§ **Given problem**
All of the lines below are to be transcribed faithfully, with pictures excluded from the copy.

§ **Material provided**
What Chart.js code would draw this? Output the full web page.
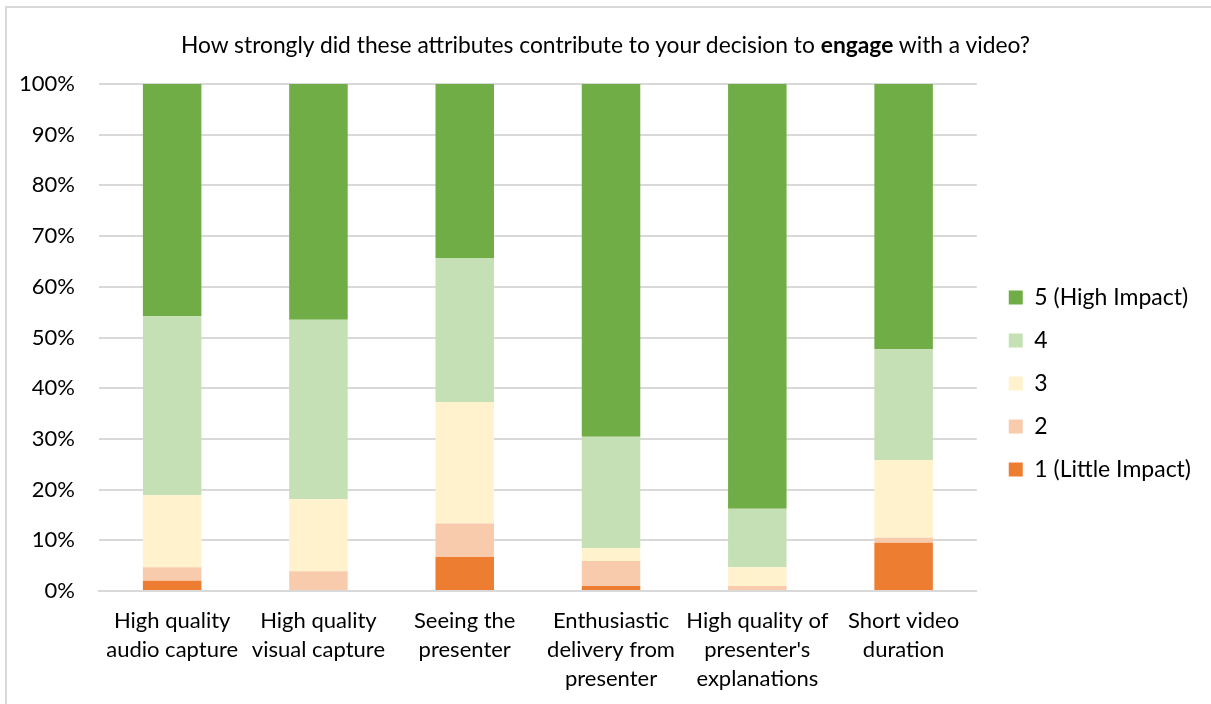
<!DOCTYPE html>
<html lang="en">
<head>
<meta charset="UTF-8">
<title>Engagement attributes</title>
<script src="https://cdn.jsdelivr.net/npm/chart.js"></script>
<style>
  html, body { margin: 0; padding: 0; background: #fff; overflow: hidden; }
  #frame {
    position: absolute; left: 5px; top: 6px; width: 1220px; height: 720px;
    border: 2px solid #D9D9D9; box-sizing: border-box;
  }
  #title {
    position: absolute; left: 0; top: 30px; width: 1211px; text-align: center;
    font-family: Lato, "Noto Sans", sans-serif; font-size: 22.8px; line-height: 28px; color: #000;
  }
  #wrap { position: absolute; left: 0; top: 0; width: 1211px; height: 704px; }
</style>
</head>
<body>
<div id="frame"></div>
<div id="wrap"><canvas id="chart" width="1211" height="704"></canvas></div>
<div id="title">How strongly did these attributes contribute to your decision to <b>engage</b> with a video?</div>
<script>
// categories (multi-line axis labels)
const categories = [
  ['High quality', 'audio capture'],
  ['High quality', 'visual capture'],
  ['Seeing the', 'presenter'],
  ['Enthusiastic', 'delivery from', 'presenter'],
  ['High quality of', "presenter's", 'explanations'],
  ['Short video', 'duration']
];

// share of responses per rating (%)
const rating1 = [2.0, 0, 6.7, 1.0, 0, 9.5];
const rating2 = [2.7, 3.9, 6.6, 4.9, 1.0, 1.0];
const rating3 = [14.2, 14.2, 24.0, 2.6, 3.7, 15.3];
const rating4 = [35.3, 35.4, 28.4, 21.9, 11.5, 21.9];
const rating5 = [45.8, 46.5, 34.3, 69.6, 83.8, 52.3];

const seriesNames = ['1 (Little Impact)', '2', '3', '4', '5 (High Impact)'];
const seriesColors = ['#ED7D31', '#F8CBAD', '#FFF2CC', '#C5E0B4', '#70AD47'];
const yTicks = [0, 10, 20, 30, 40, 50, 60, 70, 80, 90, 100];

const font = 'Lato, "Noto Sans", sans-serif';
const seriesData = [rating1, rating2, rating3, rating4, rating5];

// nudge the legend a bit right and up
const legendShift = {
  id: 'legendShift',
  afterLayout(chart) {
    const lg = chart.legend;
    lg.left += 12; lg.right += 12;
    lg.top -= 5; lg.bottom -= 5;
  }
};

new Chart(document.getElementById('chart'), {
  type: 'bar',
  data: {
    labels: categories,
    datasets: seriesData.map((d, i) => ({
      label: seriesNames[i],
      data: d,
      backgroundColor: seriesColors[i],
      borderWidth: 0,
      barPercentage: 0.4,
      categoryPercentage: 1.0
    }))
  },
  plugins: [legendShift],
  options: {
    responsive: false,
    animation: false,
    layout: { autoPadding: false, padding: { left: 20, right: 22, top: 84, bottom: 11 } },
    plugins: {
      title: { display: false },
      tooltip: { enabled: false },
      legend: {
        position: 'right',
        reverse: true,
        labels: {
          boxWidth: 14, boxHeight: 14, padding: 20,
          color: '#000',
          font: { family: font, size: 23, lineHeight: 1.0 }
        }
      }
    },
    scales: {
      x: {
        stacked: true,
        grid: { display: false, drawTicks: false },
        border: { color: '#D9D9D9', width: 2 },
        afterFit: axis => { axis.height = 102; },
        ticks: {
          color: '#000', maxRotation: 0, autoSkip: false, padding: 15,
          font: { family: font, size: 22, lineHeight: 1.32 }
        }
      },
      y: {
        stacked: true,
        min: 0, max: 100,
        afterBuildTicks: axis => { axis.ticks = yTicks.map(v => ({ value: v })); },
        afterFit: axis => { axis.width = 79; },
        grid: { color: '#D9D9D9', lineWidth: 2, drawTicks: false },
        border: { display: false },
        ticks: {
          color: '#000', padding: 24,
          font: { family: font, size: 22 },
          callback: v => v + '%'
        }
      }
    }
  }
});
</script>
</body>
</html>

§ **Problem solution**
What Chart.js code would draw this? Output the full web page.
<!DOCTYPE html>
<html lang="en">
<head>
<meta charset="UTF-8">
<title>Engagement attributes</title>
<script src="https://cdn.jsdelivr.net/npm/chart.js"></script>
<style>
  html, body { margin: 0; padding: 0; background: #fff; overflow: hidden; }
  #frame {
    position: absolute; left: 5px; top: 6px; width: 1220px; height: 720px;
    border: 2px solid #D9D9D9; box-sizing: border-box;
  }
  #title {
    position: absolute; left: 0; top: 30px; width: 1211px; text-align: center;
    font-family: Lato, "Noto Sans", sans-serif; font-size: 22.8px; line-height: 28px; color: #000;
  }
  #wrap { position: absolute; left: 0; top: 0; width: 1211px; height: 704px; }
</style>
</head>
<body>
<div id="frame"></div>
<div id="wrap"><canvas id="chart" width="1211" height="704"></canvas></div>
<div id="title">How strongly did these attributes contribute to your decision to <b>engage</b> with a video?</div>
<script>
// categories (multi-line axis labels)
const categories = [
  ['High quality', 'audio capture'],
  ['High quality', 'visual capture'],
  ['Seeing the', 'presenter'],
  ['Enthusiastic', 'delivery from', 'presenter'],
  ['High quality of', "presenter's", 'explanations'],
  ['Short video', 'duration']
];

// share of responses per rating (%)
const rating1 = [2.0, 0, 6.7, 1.0, 0, 9.5];
const rating2 = [2.7, 3.9, 6.6, 4.9, 1.0, 1.0];
const rating3 = [14.2, 14.2, 24.0, 2.6, 3.7, 15.3];
const rating4 = [35.3, 35.4, 28.4, 21.9, 11.5, 21.9];
const rating5 = [45.8, 46.5, 34.3, 69.6, 83.8, 52.3];

const seriesNames = ['1 (Little Impact)', '2', '3', '4', '5 (High Impact)'];
const seriesColors = ['#ED7D31', '#F8CBAD', '#FFF2CC', '#C5E0B4', '#70AD47'];
const yTicks = [0, 10, 20, 30, 40, 50, 60, 70, 80, 90, 100];

const font = 'Lato, "Noto Sans", sans-serif';
const seriesData = [rating1, rating2, rating3, rating4, rating5];

// nudge the legend a bit right and up
const legendShift = {
  id: 'legendShift',
  afterLayout(chart) {
    const lg = chart.legend;
    lg.left += 12; lg.right += 12;
    lg.top -= 5; lg.bottom -= 5;
  }
};

new Chart(document.getElementById('chart'), {
  type: 'bar',
  data: {
    labels: categories,
    datasets: seriesData.map((d, i) => ({
      label: seriesNames[i],
      data: d,
      backgroundColor: seriesColors[i],
      borderWidth: 0,
      barPercentage: 0.4,
      categoryPercentage: 1.0
    }))
  },
  plugins: [legendShift],
  options: {
    responsive: false,
    animation: false,
    layout: { autoPadding: false, padding: { left: 20, right: 22, top: 84, bottom: 11 } },
    plugins: {
      title: { display: false },
      tooltip: { enabled: false },
      legend: {
        position: 'right',
        reverse: true,
        labels: {
          boxWidth: 14, boxHeight: 14, padding: 20,
          color: '#000',
          font: { family: font, size: 23, lineHeight: 1.0 }
        }
      }
    },
    scales: {
      x: {
        stacked: true,
        grid: { display: false, drawTicks: false },
        border: { color: '#D9D9D9', width: 2 },
        afterFit: axis => { axis.height = 102; },
        ticks: {
          color: '#000', maxRotation: 0, autoSkip: false, padding: 15,
          font: { family: font, size: 22, lineHeight: 1.32 }
        }
      },
      y: {
        stacked: true,
        min: 0, max: 100,
        afterBuildTicks: axis => { axis.ticks = yTicks.map(v => ({ value: v })); },
        afterFit: axis => { axis.width = 79; },
        grid: { color: '#D9D9D9', lineWidth: 2, drawTicks: false },
        border: { display: false },
        ticks: {
          color: '#000', padding: 24,
          font: { family: font, size: 22 },
          callback: v => v + '%'
        }
      }
    }
  }
});
</script>
</body>
</html>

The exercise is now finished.